June 24, 2010
Shifting back to digital video from a few days of analog lusting, I finally found time to make a test video of the Jelly Lens “Polorizer,” quotation marks because I do know how to spell polarizer.
Surprisingly, this thing does actually work. Surprising because even el cheapo screw- on polarizing filters for SLRs and DSLRs are typically pricey. This one cost me less than a small Starbucks latte. I tested the polo on two monitors and a leather handbag to see how much the filter could cut down on reflections. The monitor tests show significant effect.
I’d like to see how this filter works with blue skies and color, but I’ll save that for a future video.
June 12, 2010
As promised, here is the second of my sample videos using Jelly Lens filters with a Kodak Playsport, this time with the delightful “Starburst” filter.

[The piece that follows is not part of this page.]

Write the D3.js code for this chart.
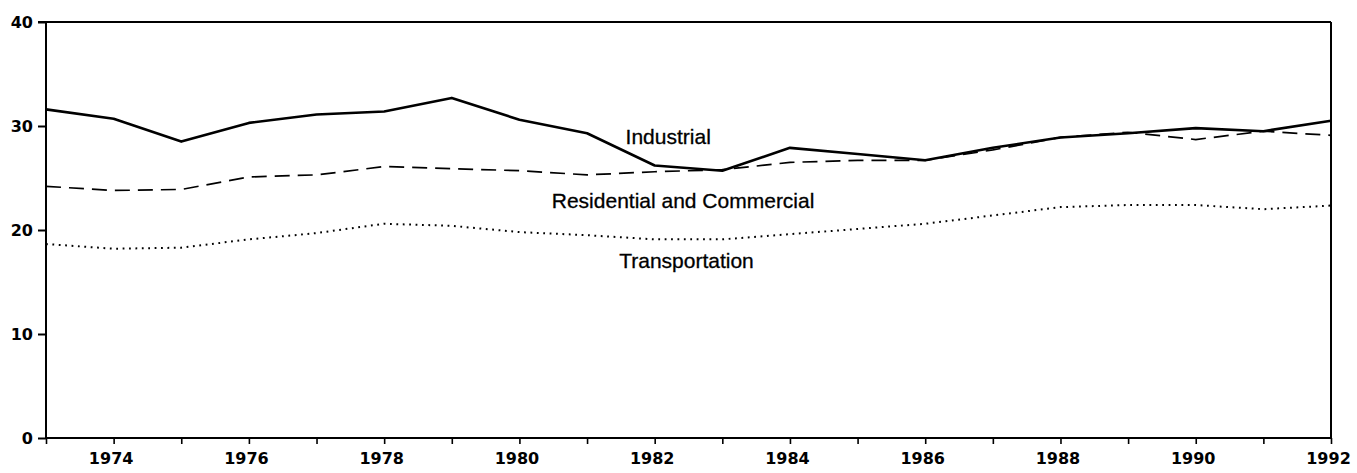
<!DOCTYPE html>
<html>
<head>
<meta charset="utf-8">
<script src="https://cdn.jsdelivr.net/npm/d3@7"></script>
<style>
  html, body { margin: 0; padding: 0; background: #fff; }
  svg { display: block; }
</style>
</head>
<body>
<svg id="chart" width="1357" height="473"></svg>
<script>
const years = d3.range(1973, 1993);
const industrial = [31.6, 30.7, 28.5, 30.3, 31.1, 31.4, 32.7, 30.6, 29.3, 26.2, 25.7, 27.9, 27.3, 26.7, 27.9, 28.9, 29.3, 29.8, 29.5, 30.5];
const residential = [24.2, 23.8, 23.9, 25.1, 25.3, 26.1, 25.9, 25.7, 25.3, 25.6, 25.8, 26.5, 26.7, 26.7, 27.7, 28.9, 29.4, 28.7, 29.5, 29.1];
const transportation = [18.65, 18.2, 18.3, 19.1, 19.7, 20.6, 20.4, 19.8, 19.5, 19.1, 19.1, 19.6, 20.1, 20.6, 21.4, 22.2, 22.4, 22.4, 22.0, 22.35];
const yTicks = [0, 10, 20, 30, 40];
const xLabelYears = [1974, 1976, 1978, 1980, 1982, 1984, 1986, 1988, 1990, 1992];
const seriesLabels = [
  { text: "Industrial", year: 1982.2, value: 28.3 },
  { text: "Residential and Commercial", year: 1982.42, value: 22.1 },
  { text: "Transportation", year: 1982.47, value: 16.35 }
];

const svg = d3.select("#chart");
const x = d3.scaleLinear().domain([1973, 1992]).range([46, 1331]);
const y = d3.scaleLinear().domain([0, 40]).range([438, 22]);

// Frame top and right
svg.append("line").attr("x1", 46).attr("x2", 1331).attr("y1", y(40)).attr("y2", y(40))
  .attr("stroke", "#000").attr("stroke-width", 2);
svg.append("line").attr("x1", 1331).attr("x2", 1331).attr("y1", y(40)).attr("y2", y(0))
  .attr("stroke", "#000").attr("stroke-width", 2);

const tickFont = "DejaVu Sans, Verdana, sans-serif";

// Y axis
const yAxis = d3.axisLeft(y).tickValues(yTicks).tickSize(8).tickPadding(5).tickFormat(d3.format("d"));
const gy = svg.append("g").attr("transform", "translate(46,0)").call(yAxis);
gy.select(".domain").attr("stroke-width", 2).attr("d", `M-8,${y(40)}H0V${y(0)}`);
gy.selectAll(".tick line").attr("stroke-width", 2);
gy.selectAll(".tick text").attr("font-family", tickFont)
  .attr("font-weight", "bold").attr("font-size", 16).attr("fill", "#000");

// X axis
const xAxis = d3.axisBottom(x).tickValues(years).tickSize(6).tickPadding(7)
  .tickFormat(d => xLabelYears.includes(d) ? String(d) : "");
const gx = svg.append("g").attr("transform", `translate(0,${y(0)})`).call(xAxis);
gx.select(".domain").attr("stroke-width", 2).attr("d", `M46,0H1331`);
gx.selectAll(".tick line").attr("stroke-width", 1.6);
gx.selectAll(".tick text").attr("font-family", tickFont)
  .attr("font-weight", "bold").attr("font-size", 16)
  .attr("fill", "#000").attr("dx", -3).attr("dy", "0.8em");

// Lines
const line = d3.line().x((d, i) => x(years[i])).y(d => y(d));
svg.append("path").datum(transportation).attr("d", line).attr("fill", "none")
  .attr("stroke", "#000").attr("stroke-width", 2).attr("stroke-dasharray", "1.8,4.6");
svg.append("path").datum(residential).attr("d", line).attr("fill", "none")
  .attr("stroke", "#000").attr("stroke-width", 1.7).attr("stroke-dasharray", "15,8");
svg.append("path").datum(industrial).attr("d", line).attr("fill", "none")
  .attr("stroke", "#000").attr("stroke-width", 2.6).attr("stroke-linejoin", "round");

// Series labels
svg.selectAll("text.series").data(seriesLabels).enter().append("text")
  .attr("class", "series")
  .attr("x", d => x(d.year)).attr("y", d => y(d.value))
  .attr("text-anchor", "middle")
  .attr("font-family", "Liberation Sans, Arial, sans-serif")
  .attr("font-size", 21).attr("fill", "#000")
  .attr("stroke", "#000").attr("stroke-width", 0.3)
  .text(d => d.text);
</script>
</body>
</html>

There’s a sweet spot near the center of the filter (but not dead on) where the image is clear. Radiating from it are etched rays, which gives this filter its distinct effect. I call it my “dream sequence” filter. My colleague calls it the “stalker” lens.
Apologies to Jason (the bald dude at the end) for including him here, but not really. Your thumbs-up was too good to pass up, even though it was shot in poor light.
To edit these videos, I use Picasa , which doesn’t natively process .mov files in its movie editor mode. I have to do a bit of file conversion using FormatFactory, from .mov to .wmv. Crossing my fingers this thing dosn’t have spyware, heh.
June 11, 2010
During my lunch break the other day, I made a dash to a nearby department store to purchase something I knew would add a cool dimension to my already cool Kodak Playsport.
Near the Ladies’ Lingerie section, at the bottom of a rack displaying bangles and bracelets was a row of Jelly Lens phone camera filters. These are el cheapo plastic filters from China designed to attach to the lens of most phone cams via a non-permanent adhesive jelly ring (hence the name). I’d spotted them a month ago while shopping there with my wife.
At about 2 US dollars a pop, these are criminally inexpensive upgrades to mobile imaging devices such as the Kodak Playsport and most likely the Flip cameras, which have small fixed lenses, like phone cams. There’s about a dozen in the series, and you can find them at http://www.jelly-lens.com.
I immediately bought five of the most useful ones: closeup, vignette, soft, starburst and “polorizer.” Ripped them outta the packaging and immediately started trying them out while walking out of the mall.
Best damn upgrade you can get for ten bucks.